What Happens If You Take a Loan Against a GUL

Most GULs allow loans against any cash value that exists, but borrowing against a GUL is uncommon and often inadvisable.

Very Little to Borrow — Cash value in a GUL is minimal by design.
Guarantee at Risk — Most no-lapse riders specify that an outstanding loan reduces or eliminates the guarantee, converting a GUL from a guaranteed policy into a non-guaranteed one.
Death Benefit Reduction — Any unpaid loan plus accrued interest reduces what beneficiaries receive.
Lapse Risk — If the policy lapses with an outstanding loan, the gain portion may become taxable as ordinary income.

If you need access to cash value during your lifetime, GUL is the wrong tool. Whole life or IUL is the correct conversation.

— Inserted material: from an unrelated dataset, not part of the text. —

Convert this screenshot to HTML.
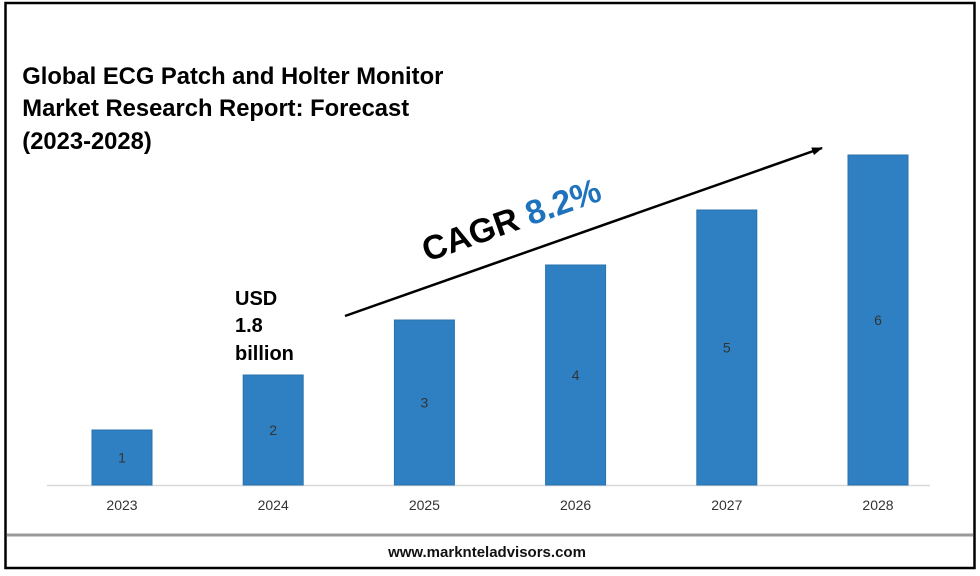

What Beneficiaries Actually Receive at a Claim

The carrier pays the net death benefit, calculated as:

Face Amount – Outstanding Loan Balance – Accrued Loan Interest – Any Unpaid Premiums or Charges = Amount Paid to Beneficiaries
No Double Payout — Beneficiaries receive the death benefit, not the death benefit plus the cash value. Under the standard level death benefit option, cash value is included within the death benefit — it does not pay out separately.
Outstanding Loans Reduce the Payout — A $500,000 GUL with a $25,000 loan balance pays $475,000 — plus a reduction for any accrued unpaid loan interest.
Lapsed Policy Pays Nothing — If the no-lapse guarantee has been broken (missed premiums, unrepaid loans) and the policy has lapsed prior to death, beneficiaries receive nothing. Keeping the policy in force is the single most important responsibility of GUL ownership.
Tax Treatment — Death benefits are generally income-tax-free under IRC §101(a), but may be includable in the taxable estate depending on ownership.

Used properly, GUL is one of the most reliable permanent life insurance designs on the market. Used carelessly — missed premiums, unmanaged loans, or expectations of cash growth — it can disappoint. Setting it up correctly at the start is the entire game.